▸ **Exercise task**
Starting at the top of the entries below, write out each line up to and including the one containing "edgecolor='black', linewidth=1, width=0.5, ax=ax)". Leave the pictures out.

Source code of charts

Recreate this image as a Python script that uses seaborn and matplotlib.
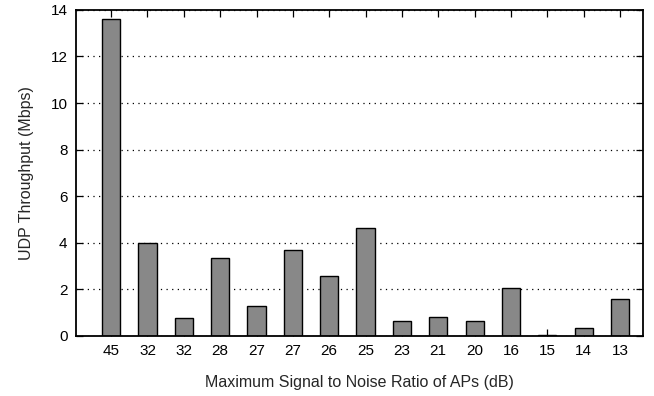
import numpy as np
import pandas as pd
import seaborn as sns
from matplotlib import pyplot as plt

snr_labels = ['45', '32', '32', '28', '27', '27', '26', '25', '23', '21', '20', '16', '15', '14', '13']
throughput = [13.6, 3.97, 0.75, 3.35, 1.3, 3.7, 2.57, 4.62, 0.65, 0.8, 0.62, 2.05, 0.05, 0.35, 1.57]

sns.set_style('ticks')
plt.rcParams['font.family'] = ['Liberation Sans', 'DejaVu Sans']

df = pd.DataFrame({'pos': np.arange(len(throughput)), 'mbps': throughput})

fig = plt.figure(figsize=(6.54, 3.96), dpi=100)
ax = fig.add_axes([0.116, 0.152, 0.867, 0.823])
ax.set_axisbelow(True)
sns.barplot(data=df, x='pos', y='mbps', color='#888888', saturation=1,
            edgecolor='black', linewidth=1, width=0.5, ax=ax)

ax.set_xlim(-0.97, 14.63)
ax.set_ylim(0, 14)
ax.set_yticks(range(0, 15, 2))
ax.set_xticks(range(len(snr_labels)))
ax.set_xticklabels(snr_labels)
ax.yaxis.grid(True, color='black', linestyle=(0, (1, 3.5)), linewidth=0.9)
ax.tick_params(direction='in', top=True, right=True, length=5, width=0.9,
               labelsize=11, colors='black', pad=6)
for s in ax.spines.values():
    s.set_visible(True)
    s.set_linewidth(1.3)
    s.set_color('black')
ax.set_xlabel('Maximum Signal to Noise Ratio of APs (dB)', fontsize=11.5, labelpad=12)
ax.set_ylabel('UDP Throughput (Mbps)', fontsize=11.5, labelpad=12)

plt.savefig('out.png', dpi=100)
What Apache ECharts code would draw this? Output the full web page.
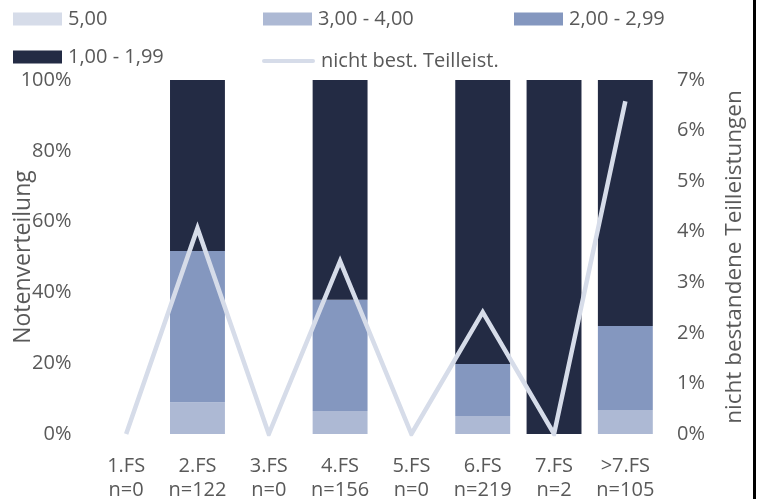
<!DOCTYPE html>
<html><head><meta charset="utf-8">
<script src="https://cdn.jsdelivr.net/npm/echarts@6/dist/echarts.min.js"></script>
<style>html,body{margin:0;padding:0;background:#fff}#c{width:761px;height:499px}</style>
</head><body><div id="c"></div>
<script>
const categories = ['1.FS\nn=0','2.FS\nn=122','3.FS\nn=0','4.FS\nn=156','5.FS\nn=0','6.FS\nn=219','7.FS\nn=2','>7.FS\nn=105'];
const grade5 = [0,0,0,0,0,0,0,0];
const grade3to4 = [0,9.0,0,6.5,0,5.1,0,6.8];
const grade2to299 = [0,42.7,0,31.4,0,14.7,0,23.7];
const grade1to199 = [0,48.3,0,62.1,0,80.2,100,69.5];
const failedShare = [0,4.07,0,3.42,0,2.41,0,6.58];
const leftTicks = [0,20,40,60,80,100];
const rightTicks = [0,1,2,3,4,5,6,7];

const font = 'Open Sans';
const txt = '#595959';
const chart = echarts.init(document.getElementById('c'));
const legendText = {color: txt, fontSize: 20, fontFamily: font, padding: [0,0,0,1]};
function leg(names, left, top){
  return {data: names, left: left, top: top, itemWidth: 49, itemHeight: 13, itemGap: 0,
    textStyle: legendText, icon: 'rect', selectedMode: false, padding: 0};
}
chart.setOption({
  animation: false,
  legend: [
    leg(['5,00'], 13, 9),
    leg(['3,00 - 4,00'], 263, 9),
    leg(['2,00 - 2,99'], 514, 9),
    leg(['1,00 - 1,99'], 13, 47),
    {data: [{name: 'nicht best. Teilleist.', icon: 'path://M2,0 L51,0 A2,2 0 0 1 51,4 L2,4 A2,2 0 0 1 2,0 Z'}], left: 262, top: 51, itemWidth: 53, itemHeight: 4, textStyle: legendText, selectedMode: false, padding: 0}
  ],
  grid: {left: 90.5, right: 100, top: 80, bottom: 65, outerBoundsMode: 'none', containLabel: false},
  xAxis: {
    type: 'category', data: categories,
    axisLine: {show: false}, axisTick: {show: false},
    axisLabel: {interval: 0, color: txt, fontSize: 20, fontFamily: font, lineHeight: 24, margin: 20}
  },
  yAxis: [
    {type: 'value', min: 0, max: 100, interval: 20, name: 'Notenverteilung', nameLocation: 'middle', nameGap: 56, nameMoveOverlap: false,
     nameTextStyle: {color: txt, fontSize: 23, fontFamily: font},
     axisLabel: {color: txt, fontSize: 20, fontFamily: font, formatter: v => leftTicks.includes(v) ? v + '%' : '', margin: 19},
     splitLine: {show: false}, axisLine: {show: false}},
    {type: 'value', min: 0, max: 7, interval: 1, name: 'nicht bestandene Teilleistungen', nameLocation: 'middle', nameGap: 62, nameRotate: 90, nameMoveOverlap: false,
     nameTextStyle: {color: txt, fontSize: 22.5, fontFamily: font},
     axisLabel: {color: txt, fontSize: 20, fontFamily: font, formatter: v => rightTicks.includes(v) ? v + '%' : '', margin: 16},
     splitLine: {show: false}, axisLine: {show: false}}
  ],
  series: [
    {name: '5,00', type: 'bar', stack: 'g', data: grade5, barWidth: '77%', itemStyle: {color: '#d6dce9'}},
    {name: '3,00 - 4,00', type: 'bar', stack: 'g', data: grade3to4, itemStyle: {color: '#adb9d4'}},
    {name: '2,00 - 2,99', type: 'bar', stack: 'g', data: grade2to299, itemStyle: {color: '#8497bf'}},
    {name: '1,00 - 1,99', type: 'bar', stack: 'g', data: grade1to199, itemStyle: {color: '#232b44'}},
    {name: 'nicht best. Teilleist.', type: 'line', yAxisIndex: 1, data: failedShare, symbol: 'none',
     lineStyle: {color: '#d6dce9', width: 4.5, join: 'miter'}, itemStyle: {color: '#d6dce9'}}
  ],
  graphic: [{type: 'rect', shape: {x: 753, y: 0, width: 3, height: 499}, style: {fill: '#000'}}]
});
</script></body></html>
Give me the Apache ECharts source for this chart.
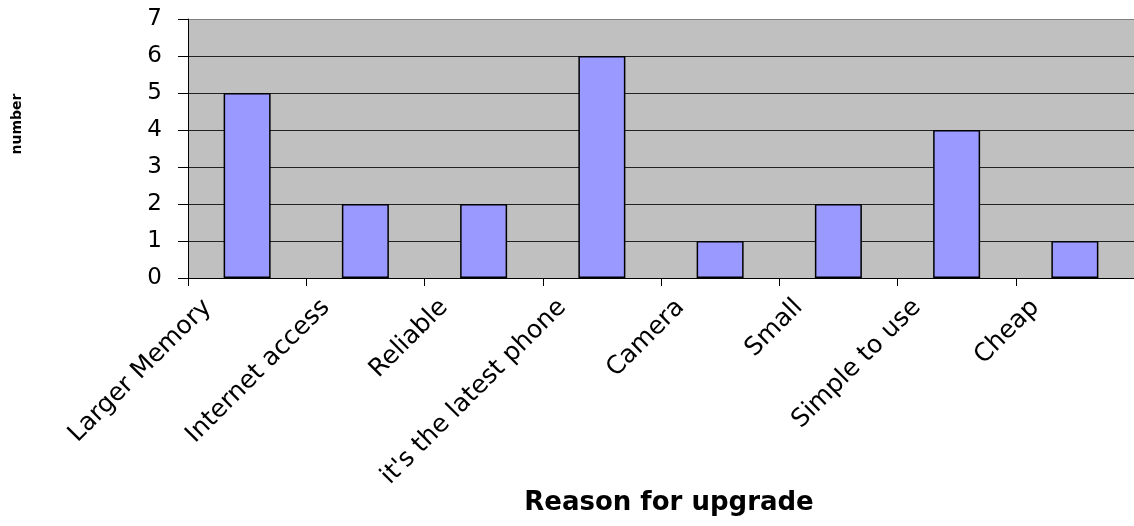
<!DOCTYPE html>
<html><head><meta charset="utf-8">
<script src="https://cdn.jsdelivr.net/npm/echarts@6/dist/echarts.min.js"></script>
<style>html,body{margin:0;padding:0;background:#fff}#c{width:1134px;height:526px}</style>
</head><body><div id="c"></div>
<script>
const categories = ["Larger Memory","Internet access","Reliable","it's the latest phone","Camera","Small","Simple to use","Cheap"];
const values = [5,2,2,6,1,2,4,1];
const yTicks = [0,1,2,3,4,5,6,7];
const xTitle = "Reason for upgrade";
const yTitle = "number";

const chart = echarts.init(document.getElementById('c'));
chart.setOption({
  animation:false,
  backgroundColor:'#ffffff',
  grid:{left:188,right:-9,top:19,bottom:248,containLabel:false,show:true,backgroundColor:'#c0c0c0',borderWidth:0},
  title:[{text:xTitle,left:664,top:485,textAlign:'center',textStyle:{fontFamily:'DejaVu Sans',fontWeight:'bold',fontSize:26,color:'#000'}}],
  graphic:[{type:'text',x:17,y:124,rotation:Math.PI/2,style:{text:yTitle,fontFamily:'DejaVu Sans',fontWeight:'bold',fontSize:14,fill:'#000',align:'center',verticalAlign:'middle'}}],
  xAxis:{type:'category',data:categories,
    axisLine:{lineStyle:{color:'#000',width:1}},
    axisTick:{show:true,length:8,alignWithLabel:false,lineStyle:{color:'#000'}},
    axisLabel:{interval:0,rotate:45,margin:-14,fontFamily:'DejaVu Sans',fontSize:25,color:'#000',padding:[0,56,0,0]},
    splitLine:{show:false}},
  yAxis:{type:'value',min:0,max:7,interval:1,
    axisLine:{show:true,lineStyle:{color:'#000',width:1}},
    axisTick:{show:true,length:10,lineStyle:{color:'#000'}},
    axisLabel:{fontFamily:'DejaVu Sans',fontSize:23,color:'#000',margin:26,formatter:v=>yTicks.includes(v)?String(v):''},
    splitLine:{show:true,lineStyle:{color:['#222','#222','#222','#222','#222','#222','#222','#808080'],width:1}}},
  series:[{type:'bar',data:values,barWidth:47,itemStyle:{color:'#9999ff',borderColor:'#000',borderWidth:1.5}}]
});
</script></body></html>
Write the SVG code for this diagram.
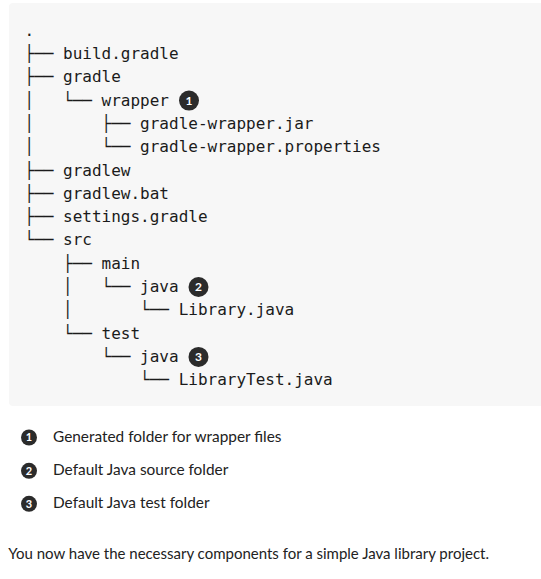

▸ **Finished answer**
Recreate this image as a Python script that uses seaborn and matplotlib.
import numpy as np
import pandas as pd
import seaborn as sns
from matplotlib import pyplot as plt

snr_labels = ['45', '32', '32', '28', '27', '27', '26', '25', '23', '21', '20', '16', '15', '14', '13']
throughput = [13.6, 3.97, 0.75, 3.35, 1.3, 3.7, 2.57, 4.62, 0.65, 0.8, 0.62, 2.05, 0.05, 0.35, 1.57]

sns.set_style('ticks')
plt.rcParams['font.family'] = ['Liberation Sans', 'DejaVu Sans']

df = pd.DataFrame({'pos': np.arange(len(throughput)), 'mbps': throughput})

fig = plt.figure(figsize=(6.54, 3.96), dpi=100)
ax = fig.add_axes([0.116, 0.152, 0.867, 0.823])
ax.set_axisbelow(True)
sns.barplot(data=df, x='pos', y='mbps', color='#888888', saturation=1,
            edgecolor='black', linewidth=1, width=0.5, ax=ax)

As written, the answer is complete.